For the viewer who doesn’t know so much about Arbus, this biographical point (the multiple photos, the amount of time she spent with subjects) will be lost in Fur. What you see here is the specific instance of Lionel, who appears by turns demanding, taunting, seductive, and frail. Intrigued when he invites her to meet his friends—a cellist without arms, a prostitute, some other folks who work as circus “freaks”—Diane stops attending to her usual routines (say, cooking and cleaning), and starts listening to jazz, leaving her hair uncombed, and pulling her Rollei out from under her bed to carry it with her up the stairs to Lionel’s apartment.
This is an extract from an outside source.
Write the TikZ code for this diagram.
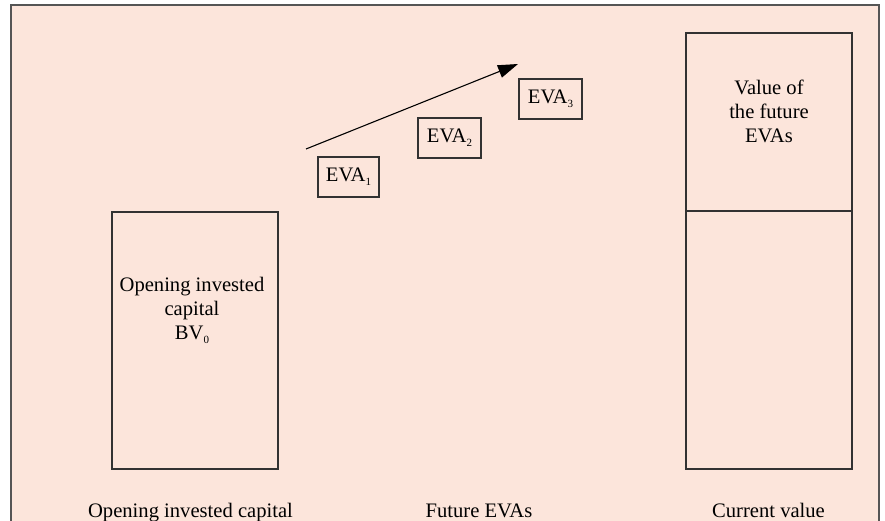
\documentclass[tikz,border=0pt]{standalone}
\usepackage{fontspec}
\setmainfont{Liberation Serif}
\usetikzlibrary{arrows.meta}
\definecolor{peach}{RGB}{252,229,219}
\definecolor{framegray}{RGB}{85,85,85}
\definecolor{boxline}{RGB}{50,50,50}
\newcommand{\lsub}[1]{\raisebox{-4pt}{\fontsize{11}{11}\selectfont #1}}
\begin{document}
\begin{tikzpicture}[x=1pt,y=-1pt,
  every node/.style={font=\fontsize{20.6}{24}\selectfont, text=black},
  bigbox/.style={draw=boxline, line width=1.2pt, inner sep=0pt, minimum width=166pt},
  evabox/.style={draw=boxline, line width=1.2pt, inner sep=0pt, minimum height=40pt},
  lbl/.style={anchor=base, align=center, inner sep=0pt}]
\useasboundingbox (0,0) rectangle (885,521);
\clip (0,0) rectangle (885,521);
\fill[white] (0,0) rectangle (885,521);
\draw[framegray, line width=2pt, fill=peach] (11,5) rectangle (879,560);
% left box
\node[bigbox, minimum height=257pt] (obox) at (195,340.5) {};
\node[lbl] (otext) at (192,339) {Opening invested\\capital\\BV\lsub{0}};
% right boxes
\node[bigbox, minimum height=178pt] (vtop) at (769,122) {};
\node[bigbox, minimum height=258pt] (vbot) at (769,340) {};
\node[lbl] (vtext) at (769,143) {Value of\\the future\\EVAs};
% EVA boxes
\node[evabox, minimum width=61pt] (e1) at (348.5,177) {EVA\lsub{1}};
\node[evabox, minimum width=63pt] (e2) at (449.5,138) {EVA\lsub{2}};
\node[evabox, minimum width=63pt] (e3) at (550.5,99) {EVA\lsub{3}};
% arrow
\coordinate (a0) at (306,149);
\coordinate (a1) at (518,64);
\draw[black, line width=1.1pt, -{Triangle[length=20pt,width=13pt]}] (a0) -- (a1);
% bottom labels
\node[lbl] (l1) at (190.5,517) {Opening invested capital};
\node[lbl] (l2) at (479,517) {Future EVAs};
\node[lbl] (l3) at (768.5,517) {Current value};
\end{tikzpicture}
\end{document}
Diane’s change affects her family, alarming her two daughters and disappointing her imperious mother Gertrude (Jane Alexander), who advises her to stay home and “Be a little portrait photographer.” But her bond with Lionel, even as it takes her outside her home and neighborhood, is also limiting, in that he is, for all his furriness, a very regular heterosexual object. Fur endeavors to interpret Arbus as she interpreted her subjects, producing a deeply personal, idiosyncratic impression. But in making her biography understandable, if “imaginary,” it also makes her work—so thrillingly strange—a bit too familiar.